More obvious medication diversion and misuse include nicotine patches and pain medications. When narcotics are not available in the environment, other pain medications such as Tramadol (Ultram) may be utilized. Tramadol, for some reason, was not classified as a controlled substance when approved by the FDA in the 1970s.

However, prison systems should consider it as a narcotic and limit inmate access as it has opiate properties and has high potential for abuse.

Reducing medical contraband
Below are some tips to help you reduce contraband in your facility:

• Work with health care staff to continually identify high-value medical contraband in your setting.

• Be particularly mindful of the medications that can be KOP (keep on person) in your facility.

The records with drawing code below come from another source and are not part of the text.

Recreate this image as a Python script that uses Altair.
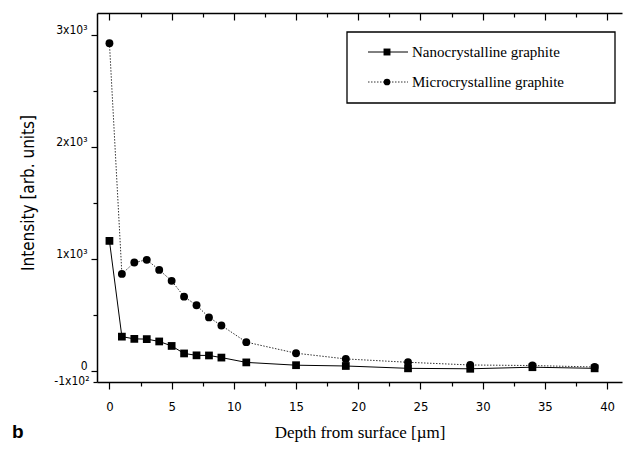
import altair as alt
import pandas as pd

# ---- data ----
depth = [0, 1, 2, 3, 4, 5, 6, 7, 8, 9, 11, 15, 19, 24, 29, 34, 39]
nano = [1160, 305, 285, 283, 262, 222, 155, 138, 137, 118, 75, 50, 43, 22, 18, 32, 22]
micro = [2925, 865, 967, 991, 901, 803, 662, 585, 477, 405, 256, 157, 106, 76, 52, 47, 34]
series_names = ["Nanocrystalline graphite", "Microcrystalline graphite"]
x_ticks = [i * 2.5 for i in range(17)]
y_ticks = [-100, 0, 500, 1000, 1500, 2000, 2500, 3000]

df = pd.DataFrame({
    "depth": depth + depth,
    "intensity": nano + micro,
    "series": [series_names[0]] * len(depth) + [series_names[1]] * len(depth),
})

W, H = 525, 369
SANS = "Liberation Sans Narrow, DejaVu Sans Condensed, Liberation Sans"
SERIF = "Liberation Serif, DejaVu Serif"

xs = alt.Scale(domain=[-1, 41.2], nice=False, zero=False)
ys = alt.Scale(domain=[-100, 3195], nice=False, zero=False)

x_bottom = alt.Axis(
    orient="bottom", values=x_ticks, grid=False,
    labelExpr="datum.value % 5 === 0 ? format(datum.value, 'd') : ''",
    tickSize={"condition": {"test": "datum.value % 5 === 0", "value": 7}, "value": 4},
    tickColor="black", domainColor="black", domainWidth=1.5, tickWidth=1.2,
    labelFont=SANS, labelFontSize=13, labelColor="black", labelPadding=11,
    labelOverlap=False,
    title="Depth from surface [µm]", titleFont=SERIF, titleFontSize=17,
    titleFontWeight="normal", titleColor="black", titleY=55,
    titleBaseline="alphabetic",
)
x_top = alt.Axis(
    orient="bottom", offset=-H, values=x_ticks, grid=False, labels=False,
    tickSize={"condition": {"test": "datum.value % 5 === 0", "value": 7}, "value": 4},
    tickColor="black", domainColor="black", domainWidth=1.5, tickWidth=1.2,
    title=None,
)
y_left = alt.Axis(
    orient="left", values=y_ticks, grid=False,
    labelExpr=("datum.value == 3000 ? '3x10³' : datum.value == 2000 ? '2x10³' : "
               "datum.value == 1000 ? '1x10³' : datum.value == 0 ? '0' : "
               "datum.value == -100 ? '-1x10²' : ''"),
    tickSize={"condition": {"test": "datum.value % 1000 === 0", "value": 6}, "value": 4},
    labelOffset={"condition": {"test": "datum.value < 0", "value": -2}, "value": -5},
    tickColor="black", domainColor="black", domainWidth=1.5, tickWidth=1.2,
    labelFont=SANS, labelFontSize=12, labelColor="black", labelPadding=4,
    labelOverlap=False,
    title="Intensity [arb. units]", titleFont=SANS, titleFontSize=17,
    titleFontWeight="normal", titleColor="black", titleX=-69, titleY=H / 2 - 5,
    titleAngle=270, titleBaseline="middle", titleAlign="center",
)

base = alt.Chart(df)
nano_f = "datum.series == '%s'" % series_names[0]
micro_f = "datum.series == '%s'" % series_names[1]

nano_line = base.transform_filter(nano_f).mark_line(color="black", strokeWidth=1).encode(
    x=alt.X("depth:Q", scale=xs, axis=x_bottom),
    y=alt.Y("intensity:Q", scale=ys, axis=y_left),
)
micro_line = base.transform_filter(micro_f).mark_line(
    color="#333333", strokeWidth=1, strokeDash=[1.5, 1.5]
).encode(
    x=alt.X("depth:Q", scale=xs, axis=x_top),
    y=alt.Y("intensity:Q", scale=ys, axis=None),
)
nano_pts = base.transform_filter(nano_f).mark_point(
    shape="square", filled=True, size=60, color="black", opacity=1
).encode(
    x=alt.X("depth:Q", scale=xs, axis=None),
    y=alt.Y("intensity:Q", scale=ys, axis=None),
)
micro_pts = base.transform_filter(micro_f).mark_point(
    shape="circle", filled=True, size=62, color="black", opacity=1
).encode(
    x=alt.X("depth:Q", scale=xs, axis=None),
    y=alt.Y("intensity:Q", scale=ys, axis=None),
)

# ---- manual legend ----
one = pd.DataFrame({"k": [0]})
leg_box = alt.Chart(one).mark_rect(fill="white", stroke="black", strokeWidth=1.3).encode(
    x=alt.value(250), x2=alt.value(518), y=alt.value(19), y2=alt.value(90)
)
leg_r1 = alt.Chart(one).mark_rule(color="black", strokeWidth=1).encode(
    x=alt.value(271), x2=alt.value(311), y=alt.value(39)
)
leg_p1 = alt.Chart(one).mark_point(shape="square", filled=True, size=48, color="black", opacity=1).encode(
    x=alt.value(290), y=alt.value(39)
)
leg_t1 = alt.Chart(one).mark_text(align="left", baseline="middle", font=SERIF, fontSize=15, color="black").encode(
    x=alt.value(315), y=alt.value(39), text=alt.value(series_names[0])
)
leg_r2 = alt.Chart(one).mark_rule(color="#333333", strokeWidth=1, strokeDash=[1.5, 1.5]).encode(
    x=alt.value(271), x2=alt.value(311), y=alt.value(69)
)
leg_p2 = alt.Chart(one).mark_point(shape="circle", filled=True, size=45, color="black", opacity=1).encode(
    x=alt.value(290), y=alt.value(69)
)
leg_t2 = alt.Chart(one).mark_text(align="left", baseline="middle", font=SERIF, fontSize=15, color="black").encode(
    x=alt.value(315), y=alt.value(69), text=alt.value(series_names[1])
)
panel_b = alt.Chart(one).mark_text(
    align="left", baseline="alphabetic", font="Liberation Sans, Arial", fontSize=19,
    fontWeight="bold", color="black"
).encode(x=alt.value(-85), y=alt.value(425), text=alt.value("b"))

chart = alt.layer(
    nano_line, micro_line, nano_pts, micro_pts,
    leg_box, leg_r1, leg_p1, leg_t1, leg_r2, leg_p2, leg_t2, panel_b,
).resolve_axis(x="independent", y="independent").properties(
    width=W, height=H,
    padding={"left": 89, "top": 5, "right": 7, "bottom": 62},
    autosize=alt.AutoSizeParams(type="none"),
    background="white",
).configure_view(stroke=None)

chart.save("out.html", embed_options={"renderer": "svg", "actions": False})
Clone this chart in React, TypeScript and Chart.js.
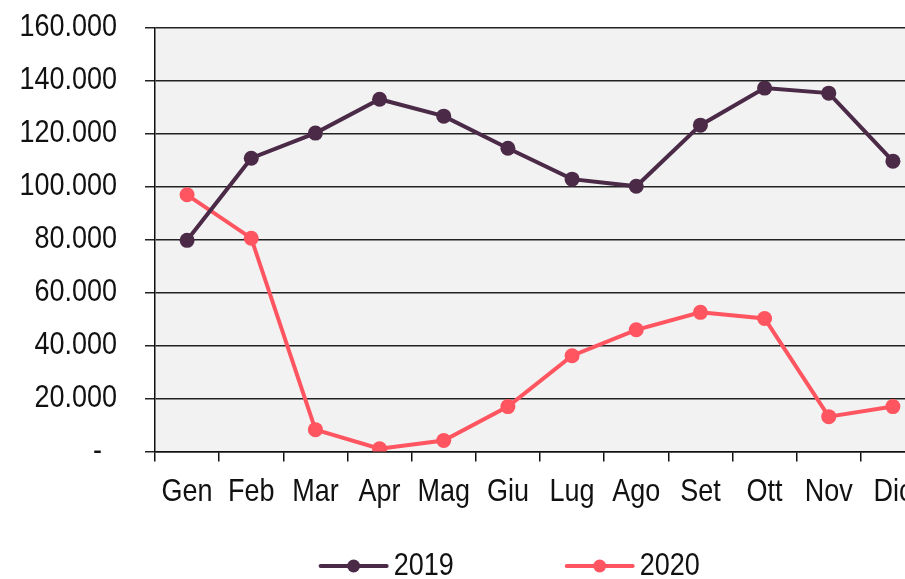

• Institute a rigorous medication check program if your facility uses a KOP process. Inmates should only have in their possession medications still in identifiable cards with their name on it.

• Help new medical staff learn the ropes quickly. When doctors and nurses enter the system from the outside, they typically are not used to viewing medication, medical equipment and treatment supplies as potential contraband. New physicians, in particular, will be tested by the inmate population on how easily they can be maneuvered into ordering valued medications, medication exemptions (low bunks, special shoes) or unnecessary treatment materials (special creams or nutritionals).

A contraband item does not necessarily need to be a weapon in order for it to be dangerous to offenders and staff.

Certainly, the trade of medications is less directly perilous than a ten-inch-shank. But the exchange of goods and services that surround medication is staggering.

Many offenders go to great lengths to protect their illicit commerce. As the old saying goes, little things mean a lot. In the world of illegal trade in medicine, little things are often of significant worth and spawn many battles.